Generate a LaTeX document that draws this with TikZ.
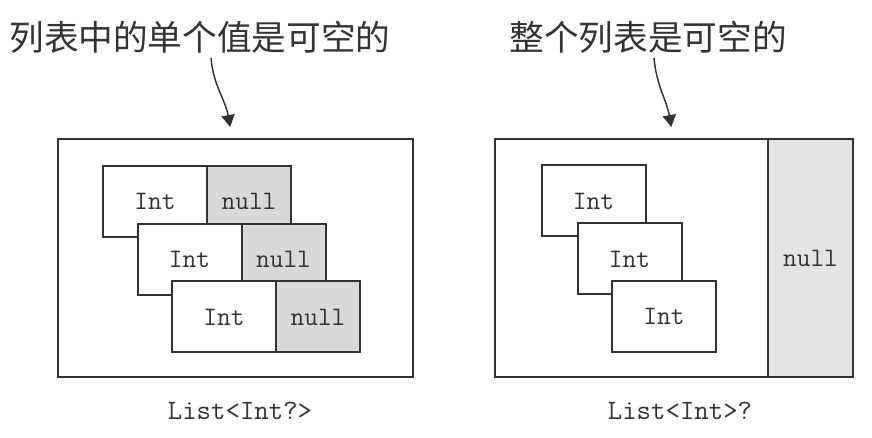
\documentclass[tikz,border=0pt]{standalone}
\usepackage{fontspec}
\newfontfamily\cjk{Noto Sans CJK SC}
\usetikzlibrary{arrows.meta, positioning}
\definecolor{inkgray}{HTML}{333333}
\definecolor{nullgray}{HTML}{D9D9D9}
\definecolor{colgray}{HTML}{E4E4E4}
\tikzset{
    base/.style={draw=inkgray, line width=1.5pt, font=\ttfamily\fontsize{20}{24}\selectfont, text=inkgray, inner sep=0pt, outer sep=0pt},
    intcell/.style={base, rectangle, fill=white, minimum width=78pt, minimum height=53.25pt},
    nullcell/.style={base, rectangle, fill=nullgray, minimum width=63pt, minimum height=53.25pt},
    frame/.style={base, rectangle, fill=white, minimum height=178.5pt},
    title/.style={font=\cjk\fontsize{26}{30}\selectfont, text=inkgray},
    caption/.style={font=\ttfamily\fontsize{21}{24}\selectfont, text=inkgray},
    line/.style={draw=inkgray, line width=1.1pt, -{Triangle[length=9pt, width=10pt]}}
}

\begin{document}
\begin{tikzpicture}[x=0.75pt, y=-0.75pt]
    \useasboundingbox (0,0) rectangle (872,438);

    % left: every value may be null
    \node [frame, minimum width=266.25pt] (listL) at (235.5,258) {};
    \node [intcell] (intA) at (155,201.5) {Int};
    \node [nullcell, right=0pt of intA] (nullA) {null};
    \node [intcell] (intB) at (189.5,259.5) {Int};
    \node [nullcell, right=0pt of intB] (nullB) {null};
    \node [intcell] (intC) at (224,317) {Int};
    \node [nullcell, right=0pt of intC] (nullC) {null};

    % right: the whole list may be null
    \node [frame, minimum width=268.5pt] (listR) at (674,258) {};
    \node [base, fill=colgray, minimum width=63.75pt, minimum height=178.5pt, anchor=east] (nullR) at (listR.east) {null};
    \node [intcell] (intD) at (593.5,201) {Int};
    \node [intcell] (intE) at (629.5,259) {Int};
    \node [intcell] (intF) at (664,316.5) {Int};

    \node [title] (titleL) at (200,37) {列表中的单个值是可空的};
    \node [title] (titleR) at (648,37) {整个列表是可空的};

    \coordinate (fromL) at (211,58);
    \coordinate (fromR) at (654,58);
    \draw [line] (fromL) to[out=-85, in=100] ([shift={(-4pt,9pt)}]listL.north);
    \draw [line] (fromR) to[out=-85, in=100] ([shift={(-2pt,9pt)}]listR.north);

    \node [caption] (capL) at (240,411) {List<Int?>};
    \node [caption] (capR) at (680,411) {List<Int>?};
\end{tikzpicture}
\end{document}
◆ ◆ ◆ ◆
● WORK REQUIRED
Copy all the lines of data exactly as they appear, dropping any images.

● REPLY TO THE EXERCISE
Generate a LaTeX document that draws this with TikZ.
\documentclass[tikz,border=0pt]{standalone}
\usepackage{fontspec}
\newfontfamily\cjk{Noto Sans CJK SC}
\usetikzlibrary{arrows.meta, positioning}
\definecolor{inkgray}{HTML}{333333}
\definecolor{nullgray}{HTML}{D9D9D9}
\definecolor{colgray}{HTML}{E4E4E4}
\tikzset{
    base/.style={draw=inkgray, line width=1.5pt, font=\ttfamily\fontsize{20}{24}\selectfont, text=inkgray, inner sep=0pt, outer sep=0pt},
    intcell/.style={base, rectangle, fill=white, minimum width=78pt, minimum height=53.25pt},
    nullcell/.style={base, rectangle, fill=nullgray, minimum width=63pt, minimum height=53.25pt},
    frame/.style={base, rectangle, fill=white, minimum height=178.5pt},
    title/.style={font=\cjk\fontsize{26}{30}\selectfont, text=inkgray},
    caption/.style={font=\ttfamily\fontsize{21}{24}\selectfont, text=inkgray},
    line/.style={draw=inkgray, line width=1.1pt, -{Triangle[length=9pt, width=10pt]}}
}

\begin{document}
\begin{tikzpicture}[x=0.75pt, y=-0.75pt]
    \useasboundingbox (0,0) rectangle (872,438);

    % left: every value may be null
    \node [frame, minimum width=266.25pt] (listL) at (235.5,258) {};
    \node [intcell] (intA) at (155,201.5) {Int};
    \node [nullcell, right=0pt of intA] (nullA) {null};
    \node [intcell] (intB) at (189.5,259.5) {Int};
    \node [nullcell, right=0pt of intB] (nullB) {null};
    \node [intcell] (intC) at (224,317) {Int};
    \node [nullcell, right=0pt of intC] (nullC) {null};

    % right: the whole list may be null
    \node [frame, minimum width=268.5pt] (listR) at (674,258) {};
    \node [base, fill=colgray, minimum width=63.75pt, minimum height=178.5pt, anchor=east] (nullR) at (listR.east) {null};
    \node [intcell] (intD) at (593.5,201) {Int};
    \node [intcell] (intE) at (629.5,259) {Int};
    \node [intcell] (intF) at (664,316.5) {Int};

    \node [title] (titleL) at (200,37) {列表中的单个值是可空的};
    \node [title] (titleR) at (648,37) {整个列表是可空的};

    \coordinate (fromL) at (211,58);
    \coordinate (fromR) at (654,58);
    \draw [line] (fromL) to[out=-85, in=100] ([shift={(-4pt,9pt)}]listL.north);
    \draw [line] (fromR) to[out=-85, in=100] ([shift={(-2pt,9pt)}]listR.north);

    \node [caption] (capL) at (240,411) {List<Int?>};
    \node [caption] (capR) at (680,411) {List<Int>?};
\end{tikzpicture}
\end{document}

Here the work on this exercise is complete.